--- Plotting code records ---
--

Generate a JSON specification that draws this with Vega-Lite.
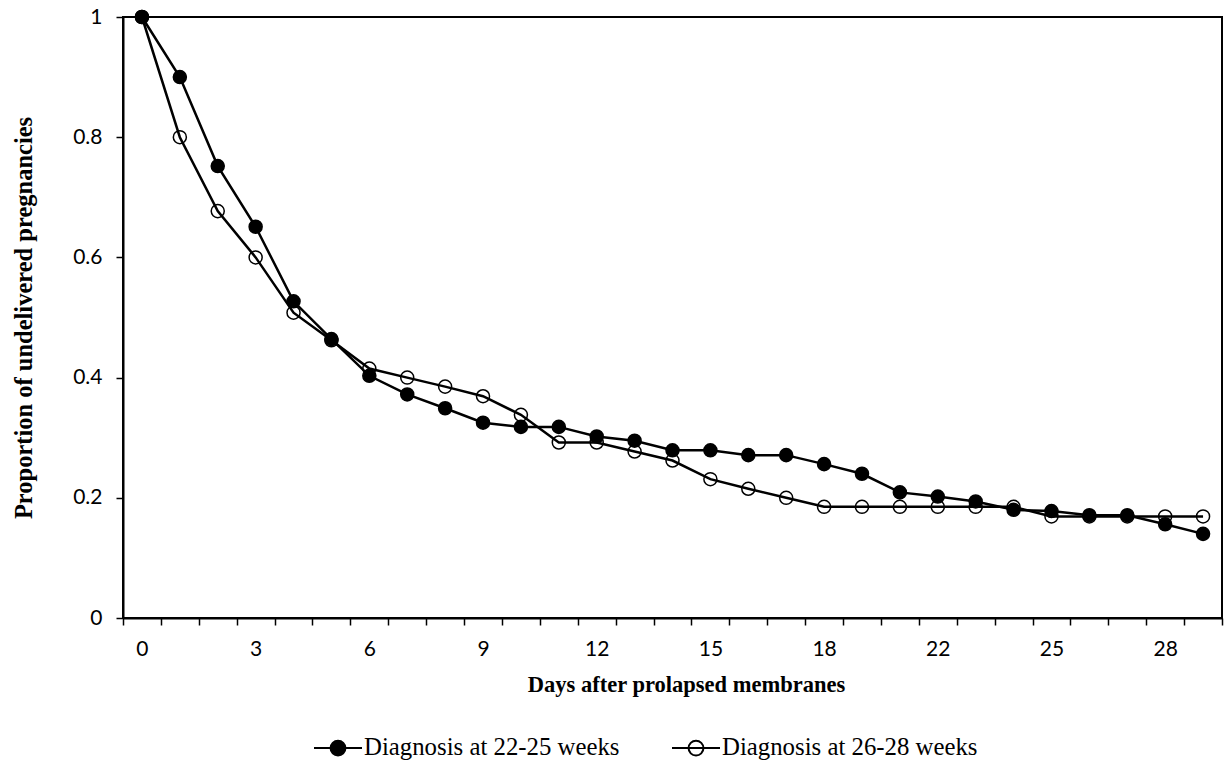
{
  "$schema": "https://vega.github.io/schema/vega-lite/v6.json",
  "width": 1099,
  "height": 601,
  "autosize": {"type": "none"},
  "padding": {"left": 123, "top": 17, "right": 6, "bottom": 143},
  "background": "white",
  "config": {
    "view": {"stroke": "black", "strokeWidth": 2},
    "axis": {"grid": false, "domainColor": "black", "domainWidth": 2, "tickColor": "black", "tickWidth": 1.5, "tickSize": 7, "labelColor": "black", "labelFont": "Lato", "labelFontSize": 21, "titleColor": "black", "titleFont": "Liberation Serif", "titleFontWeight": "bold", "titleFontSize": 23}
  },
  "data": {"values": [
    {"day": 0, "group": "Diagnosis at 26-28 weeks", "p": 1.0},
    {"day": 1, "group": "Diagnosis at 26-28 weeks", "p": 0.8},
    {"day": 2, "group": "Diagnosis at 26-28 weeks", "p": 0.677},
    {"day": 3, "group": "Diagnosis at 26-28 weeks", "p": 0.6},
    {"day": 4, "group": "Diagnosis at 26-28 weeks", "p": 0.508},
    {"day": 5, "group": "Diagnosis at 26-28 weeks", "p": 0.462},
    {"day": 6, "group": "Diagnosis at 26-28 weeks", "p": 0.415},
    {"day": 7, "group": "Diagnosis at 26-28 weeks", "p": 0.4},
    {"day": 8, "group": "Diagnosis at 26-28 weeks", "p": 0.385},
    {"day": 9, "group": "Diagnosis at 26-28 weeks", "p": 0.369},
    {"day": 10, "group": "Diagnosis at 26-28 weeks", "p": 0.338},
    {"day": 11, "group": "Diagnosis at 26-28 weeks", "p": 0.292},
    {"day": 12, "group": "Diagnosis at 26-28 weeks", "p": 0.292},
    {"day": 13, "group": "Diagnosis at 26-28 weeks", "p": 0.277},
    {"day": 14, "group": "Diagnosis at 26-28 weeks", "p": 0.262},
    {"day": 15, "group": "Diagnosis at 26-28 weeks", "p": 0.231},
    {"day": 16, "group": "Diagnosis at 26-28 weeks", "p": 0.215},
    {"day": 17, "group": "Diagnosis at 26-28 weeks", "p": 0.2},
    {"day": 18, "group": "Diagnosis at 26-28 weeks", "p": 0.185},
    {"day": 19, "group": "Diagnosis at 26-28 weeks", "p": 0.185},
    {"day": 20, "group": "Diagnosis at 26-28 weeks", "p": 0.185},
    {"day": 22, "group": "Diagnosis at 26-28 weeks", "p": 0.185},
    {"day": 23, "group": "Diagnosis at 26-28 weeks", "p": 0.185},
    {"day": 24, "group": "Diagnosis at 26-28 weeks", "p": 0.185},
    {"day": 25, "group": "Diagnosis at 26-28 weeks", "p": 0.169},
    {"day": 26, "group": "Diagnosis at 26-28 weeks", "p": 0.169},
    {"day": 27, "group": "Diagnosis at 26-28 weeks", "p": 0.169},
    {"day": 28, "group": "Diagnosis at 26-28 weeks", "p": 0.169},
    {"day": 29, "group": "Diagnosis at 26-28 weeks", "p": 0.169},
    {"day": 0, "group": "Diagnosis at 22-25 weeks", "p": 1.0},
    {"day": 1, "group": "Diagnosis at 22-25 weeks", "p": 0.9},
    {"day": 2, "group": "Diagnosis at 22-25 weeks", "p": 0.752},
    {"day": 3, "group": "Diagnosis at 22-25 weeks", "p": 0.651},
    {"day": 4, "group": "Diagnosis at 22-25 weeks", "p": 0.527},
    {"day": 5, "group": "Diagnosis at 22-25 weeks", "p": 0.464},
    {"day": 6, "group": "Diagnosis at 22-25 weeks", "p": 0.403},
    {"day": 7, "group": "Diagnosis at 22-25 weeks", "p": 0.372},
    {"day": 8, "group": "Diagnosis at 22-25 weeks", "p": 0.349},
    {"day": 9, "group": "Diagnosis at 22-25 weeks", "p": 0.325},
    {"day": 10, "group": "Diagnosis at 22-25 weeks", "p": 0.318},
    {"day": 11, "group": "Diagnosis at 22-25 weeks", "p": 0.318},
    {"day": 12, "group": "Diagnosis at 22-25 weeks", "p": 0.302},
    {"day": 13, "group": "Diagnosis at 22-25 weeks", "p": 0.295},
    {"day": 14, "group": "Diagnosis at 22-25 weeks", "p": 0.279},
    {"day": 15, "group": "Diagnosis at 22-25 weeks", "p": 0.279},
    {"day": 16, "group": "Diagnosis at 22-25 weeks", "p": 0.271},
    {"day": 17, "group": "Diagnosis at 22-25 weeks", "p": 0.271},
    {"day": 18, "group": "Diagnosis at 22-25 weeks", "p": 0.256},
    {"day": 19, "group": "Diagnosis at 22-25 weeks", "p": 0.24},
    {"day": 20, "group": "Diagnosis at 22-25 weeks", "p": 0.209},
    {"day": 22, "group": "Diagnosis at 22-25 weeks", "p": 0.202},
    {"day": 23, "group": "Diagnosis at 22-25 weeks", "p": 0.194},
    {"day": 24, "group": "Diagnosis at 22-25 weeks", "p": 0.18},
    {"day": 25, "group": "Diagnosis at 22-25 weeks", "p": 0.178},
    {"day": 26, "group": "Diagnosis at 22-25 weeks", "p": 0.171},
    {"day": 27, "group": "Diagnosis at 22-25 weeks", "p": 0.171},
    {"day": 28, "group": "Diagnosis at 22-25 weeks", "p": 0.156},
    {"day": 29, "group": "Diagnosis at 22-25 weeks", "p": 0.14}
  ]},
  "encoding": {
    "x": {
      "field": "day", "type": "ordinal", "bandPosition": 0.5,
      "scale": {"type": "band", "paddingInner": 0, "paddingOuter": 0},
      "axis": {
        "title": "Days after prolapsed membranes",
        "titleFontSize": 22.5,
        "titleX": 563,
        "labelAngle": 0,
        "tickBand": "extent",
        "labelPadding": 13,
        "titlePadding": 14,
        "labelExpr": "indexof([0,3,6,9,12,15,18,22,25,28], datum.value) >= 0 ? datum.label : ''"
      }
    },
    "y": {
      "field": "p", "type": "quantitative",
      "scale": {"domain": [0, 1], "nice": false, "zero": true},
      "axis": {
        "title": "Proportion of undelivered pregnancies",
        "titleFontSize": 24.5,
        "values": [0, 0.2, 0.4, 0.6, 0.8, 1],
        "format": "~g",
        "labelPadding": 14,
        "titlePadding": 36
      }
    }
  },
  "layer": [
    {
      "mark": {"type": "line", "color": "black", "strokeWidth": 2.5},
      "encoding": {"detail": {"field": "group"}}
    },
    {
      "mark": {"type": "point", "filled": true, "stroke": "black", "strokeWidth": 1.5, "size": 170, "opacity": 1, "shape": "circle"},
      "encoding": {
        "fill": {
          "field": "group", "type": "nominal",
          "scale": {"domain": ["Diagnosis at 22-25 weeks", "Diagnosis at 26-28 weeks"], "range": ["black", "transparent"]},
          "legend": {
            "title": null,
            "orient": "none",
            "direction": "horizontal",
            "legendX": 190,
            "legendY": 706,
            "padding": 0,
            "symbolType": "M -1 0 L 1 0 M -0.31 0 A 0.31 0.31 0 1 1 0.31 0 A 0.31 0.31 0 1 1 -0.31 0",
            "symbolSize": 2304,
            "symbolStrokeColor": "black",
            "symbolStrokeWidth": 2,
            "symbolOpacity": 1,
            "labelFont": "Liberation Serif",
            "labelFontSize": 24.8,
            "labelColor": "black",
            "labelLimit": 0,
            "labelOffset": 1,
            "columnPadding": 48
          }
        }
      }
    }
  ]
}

--

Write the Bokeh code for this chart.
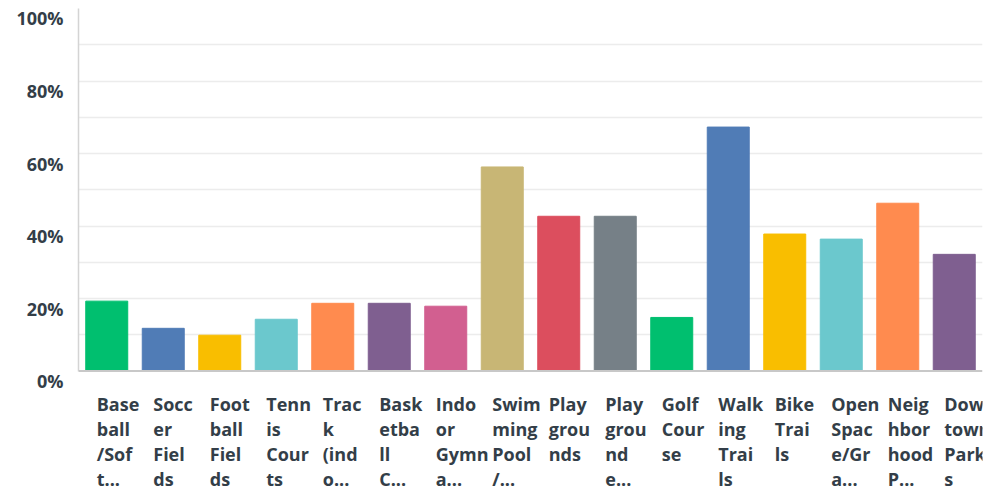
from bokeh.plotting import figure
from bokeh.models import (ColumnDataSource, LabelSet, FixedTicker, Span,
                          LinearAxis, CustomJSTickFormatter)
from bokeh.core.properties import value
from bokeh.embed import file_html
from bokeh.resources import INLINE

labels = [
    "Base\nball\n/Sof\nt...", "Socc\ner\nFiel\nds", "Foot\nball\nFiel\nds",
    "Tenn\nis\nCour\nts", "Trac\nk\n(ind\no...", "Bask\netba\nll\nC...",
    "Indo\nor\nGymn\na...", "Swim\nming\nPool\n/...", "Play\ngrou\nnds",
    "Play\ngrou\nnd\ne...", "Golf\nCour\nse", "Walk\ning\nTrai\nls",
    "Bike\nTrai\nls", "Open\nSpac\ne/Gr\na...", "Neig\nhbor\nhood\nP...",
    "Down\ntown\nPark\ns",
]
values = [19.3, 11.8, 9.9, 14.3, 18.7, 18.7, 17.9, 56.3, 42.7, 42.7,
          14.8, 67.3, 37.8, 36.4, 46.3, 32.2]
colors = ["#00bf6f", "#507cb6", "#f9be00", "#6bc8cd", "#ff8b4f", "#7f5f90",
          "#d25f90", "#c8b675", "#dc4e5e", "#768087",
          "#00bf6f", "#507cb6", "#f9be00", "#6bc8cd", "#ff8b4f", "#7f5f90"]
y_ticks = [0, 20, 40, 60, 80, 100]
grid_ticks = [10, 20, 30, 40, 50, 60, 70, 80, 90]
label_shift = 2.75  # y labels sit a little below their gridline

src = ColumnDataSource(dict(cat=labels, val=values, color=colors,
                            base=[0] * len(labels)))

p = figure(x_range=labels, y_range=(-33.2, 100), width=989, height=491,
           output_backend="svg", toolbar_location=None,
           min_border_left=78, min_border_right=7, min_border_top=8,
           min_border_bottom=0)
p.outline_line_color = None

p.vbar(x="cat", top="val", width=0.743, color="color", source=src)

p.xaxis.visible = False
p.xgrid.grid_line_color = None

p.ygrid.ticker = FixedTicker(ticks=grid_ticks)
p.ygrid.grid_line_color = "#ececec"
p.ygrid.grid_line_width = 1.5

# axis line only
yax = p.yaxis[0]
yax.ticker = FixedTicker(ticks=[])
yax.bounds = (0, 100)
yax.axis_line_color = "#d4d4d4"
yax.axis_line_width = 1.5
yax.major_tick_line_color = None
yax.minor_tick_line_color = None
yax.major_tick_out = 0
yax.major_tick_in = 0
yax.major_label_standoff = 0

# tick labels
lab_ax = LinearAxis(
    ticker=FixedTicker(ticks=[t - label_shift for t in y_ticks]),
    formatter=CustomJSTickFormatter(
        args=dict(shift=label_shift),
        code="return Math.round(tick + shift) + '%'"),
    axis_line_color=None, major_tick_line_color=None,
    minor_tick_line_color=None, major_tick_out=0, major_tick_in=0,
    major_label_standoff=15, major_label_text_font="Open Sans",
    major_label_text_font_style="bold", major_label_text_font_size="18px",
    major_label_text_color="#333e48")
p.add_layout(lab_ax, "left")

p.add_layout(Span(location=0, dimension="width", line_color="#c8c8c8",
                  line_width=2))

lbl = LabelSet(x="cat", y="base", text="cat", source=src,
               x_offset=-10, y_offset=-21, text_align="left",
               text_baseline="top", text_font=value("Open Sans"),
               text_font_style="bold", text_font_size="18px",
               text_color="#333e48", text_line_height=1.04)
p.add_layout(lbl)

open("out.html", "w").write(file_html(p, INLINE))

--

--- PROMPT ---
Without any pictures, set down the lines from the one holding "Write the Bokeh code for this chart." through the one holding "from bokeh.resources import INLINE".

--- RESPONSE ---
Write the Bokeh code for this chart.
from bokeh.plotting import figure
from bokeh.models import (ColumnDataSource, LabelSet, FixedTicker, Span,
                          LinearAxis, CustomJSTickFormatter)
from bokeh.core.properties import value
from bokeh.embed import file_html
from bokeh.resources import INLINE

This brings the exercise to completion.